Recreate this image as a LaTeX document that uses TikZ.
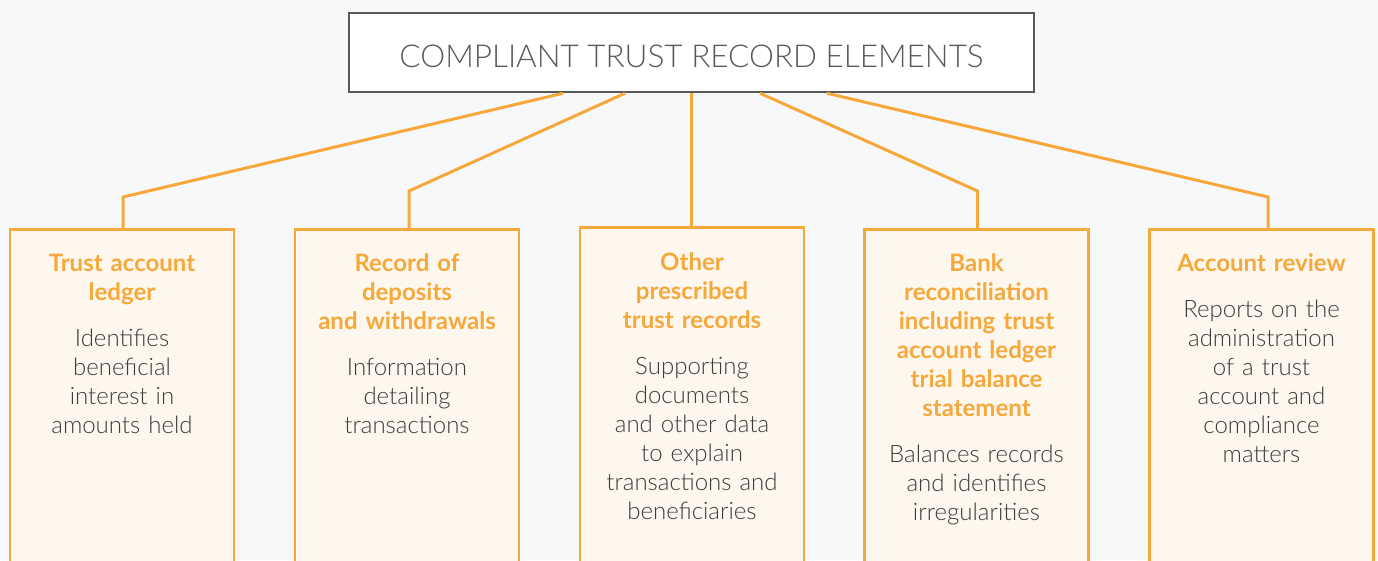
\documentclass[tikz,border=0pt]{standalone}
\usepackage{fontspec}
\setmainfont{Lato}
\newfontfamily\lightfont{Lato Light}
\definecolor{bgc}{HTML}{F7F8FA}
\definecolor{orng}{HTML}{F7A83B}
\definecolor{boxfill}{HTML}{FEF7EE}
\definecolor{titlegray}{HTML}{58595B}
\definecolor{bodytext}{HTML}{3C3C3C}
\begin{document}
\begin{tikzpicture}[x=1pt,y=-1pt,
  titlebox/.style={draw=titlegray,line width=2.5pt,fill=white,minimum width=685pt,minimum height=79pt,inner sep=0pt,
    font=\lightfont\fontsize{31.5}{36}\selectfont,text=titlegray,text height=29.4pt,text depth=0pt},
  recbox/.style={draw=orng,line width=2.5pt,fill=boxfill,minimum width=224pt,minimum height=360pt,anchor=north,inner sep=0pt},
  rectext/.style={text width=222pt,align=center,inner sep=0pt,anchor=base,font=\lightfont\fontsize{24}{29}\selectfont,text=bodytext},
  conn/.style={draw=orng,line width=3pt}]
\useasboundingbox (0,0) rectangle (1378,560);
\clip (0,0) rectangle (1378,560);
\fill[bgc] (0,0) rectangle (1378,560);
\newcommand{\hd}[1]{{\normalfont\fontsize{24}{29}\selectfont\bfseries\color{orng}#1}}
% boxes
\node[recbox] (b1) at (122,228) {};
\node[recbox] (b2) at (407,228) {};
\node[recbox] (b3) at (692,226) {};
\node[recbox] (b4) at (976.5,228) {};
\node[recbox] (b5) at (1261.5,228) {};
% title
\node[titlebox] (title) at (691.5,52.5) {COMPLIANT TRUST RECORD ELEMENTS};
% connector coordinates
\coordinate (s1) at (563,92);
\coordinate (s2) at (625,92);
\coordinate (s3) at (691.5,92);
\coordinate (s4) at (760,92);
\coordinate (s5) at (827,92);
\coordinate (e1) at (123,197);
\coordinate (e2) at (409,191);
\coordinate (e4) at (977.5,191);
\coordinate (e5) at (1268,197);
\draw[conn] (title.south -| s1) -- (e1) -- (e1 |- b1.north);
\draw[conn] (title.south -| s2) -- (e2) -- (e2 |- b2.north);
\draw[conn] (title.south -| s3) -- (s3 |- b3.north);
\draw[conn] (title.south -| s4) -- (e4) -- (e4 |- b4.north);
\draw[conn] (title.south -| s5) -- (e5) -- (e5 |- b5.north);
% texts
\node[rectext] (t1) at (122,271) {\hd{Trust account\\ ledger}\\[17pt] Identifies\\ beneficial\\ interest in\\ amounts held};
\node[rectext] (t2) at (407,271) {\hd{Record of\\ deposits\\ and withdrawals}\\[17pt] Information\\ detailing\\ transactions};
\node[rectext] (t3) at (692,270.5) {\hd{Other\\ prescribed\\ trust records}\\[17pt] Supporting\\ documents\\ and other data\\ to explain\\ transactions and\\ beneficiaries};
\node[rectext] (t4) at (976.5,271) {\hd{Bank\\ reconciliation\\ including trust\\ account ledger\\ trial balance\\ statement}\\[17pt] Balances records\\ and identifies\\ irregularities};
\node[rectext] (t5) at (1261.5,271) {\hd{Account review}\\[17pt] Reports on the\\ administration\\ of a trust\\ account and\\ compliance\\ matters};
\end{tikzpicture}
\end{document}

────────────────

▶ Problem to work on: Produce an exact copy of each line of data, skipping embedded images.

▶ Finished exercise:
Recreate this image as a LaTeX document that uses TikZ.
\documentclass[tikz,border=0pt]{standalone}
\usepackage{fontspec}
\setmainfont{Lato}
\newfontfamily\lightfont{Lato Light}
\definecolor{bgc}{HTML}{F7F8FA}
\definecolor{orng}{HTML}{F7A83B}
\definecolor{boxfill}{HTML}{FEF7EE}
\definecolor{titlegray}{HTML}{58595B}
\definecolor{bodytext}{HTML}{3C3C3C}
\begin{document}
\begin{tikzpicture}[x=1pt,y=-1pt,
  titlebox/.style={draw=titlegray,line width=2.5pt,fill=white,minimum width=685pt,minimum height=79pt,inner sep=0pt,
    font=\lightfont\fontsize{31.5}{36}\selectfont,text=titlegray,text height=29.4pt,text depth=0pt},
  recbox/.style={draw=orng,line width=2.5pt,fill=boxfill,minimum width=224pt,minimum height=360pt,anchor=north,inner sep=0pt},
  rectext/.style={text width=222pt,align=center,inner sep=0pt,anchor=base,font=\lightfont\fontsize{24}{29}\selectfont,text=bodytext},
  conn/.style={draw=orng,line width=3pt}]
\useasboundingbox (0,0) rectangle (1378,560);
\clip (0,0) rectangle (1378,560);
\fill[bgc] (0,0) rectangle (1378,560);
\newcommand{\hd}[1]{{\normalfont\fontsize{24}{29}\selectfont\bfseries\color{orng}#1}}
% boxes
\node[recbox] (b1) at (122,228) {};
\node[recbox] (b2) at (407,228) {};
\node[recbox] (b3) at (692,226) {};
\node[recbox] (b4) at (976.5,228) {};
\node[recbox] (b5) at (1261.5,228) {};
% title
\node[titlebox] (title) at (691.5,52.5) {COMPLIANT TRUST RECORD ELEMENTS};
% connector coordinates
\coordinate (s1) at (563,92);
\coordinate (s2) at (625,92);
\coordinate (s3) at (691.5,92);
\coordinate (s4) at (760,92);
\coordinate (s5) at (827,92);
\coordinate (e1) at (123,197);
\coordinate (e2) at (409,191);
\coordinate (e4) at (977.5,191);
\coordinate (e5) at (1268,197);
\draw[conn] (title.south -| s1) -- (e1) -- (e1 |- b1.north);
\draw[conn] (title.south -| s2) -- (e2) -- (e2 |- b2.north);
\draw[conn] (title.south -| s3) -- (s3 |- b3.north);
\draw[conn] (title.south -| s4) -- (e4) -- (e4 |- b4.north);
\draw[conn] (title.south -| s5) -- (e5) -- (e5 |- b5.north);
% texts
\node[rectext] (t1) at (122,271) {\hd{Trust account\\ ledger}\\[17pt] Identifies\\ beneficial\\ interest in\\ amounts held};
\node[rectext] (t2) at (407,271) {\hd{Record of\\ deposits\\ and withdrawals}\\[17pt] Information\\ detailing\\ transactions};
\node[rectext] (t3) at (692,270.5) {\hd{Other\\ prescribed\\ trust records}\\[17pt] Supporting\\ documents\\ and other data\\ to explain\\ transactions and\\ beneficiaries};
\node[rectext] (t4) at (976.5,271) {\hd{Bank\\ reconciliation\\ including trust\\ account ledger\\ trial balance\\ statement}\\[17pt] Balances records\\ and identifies\\ irregularities};
\node[rectext] (t5) at (1261.5,271) {\hd{Account review}\\[17pt] Reports on the\\ administration\\ of a trust\\ account and\\ compliance\\ matters};
\end{tikzpicture}
\end{document}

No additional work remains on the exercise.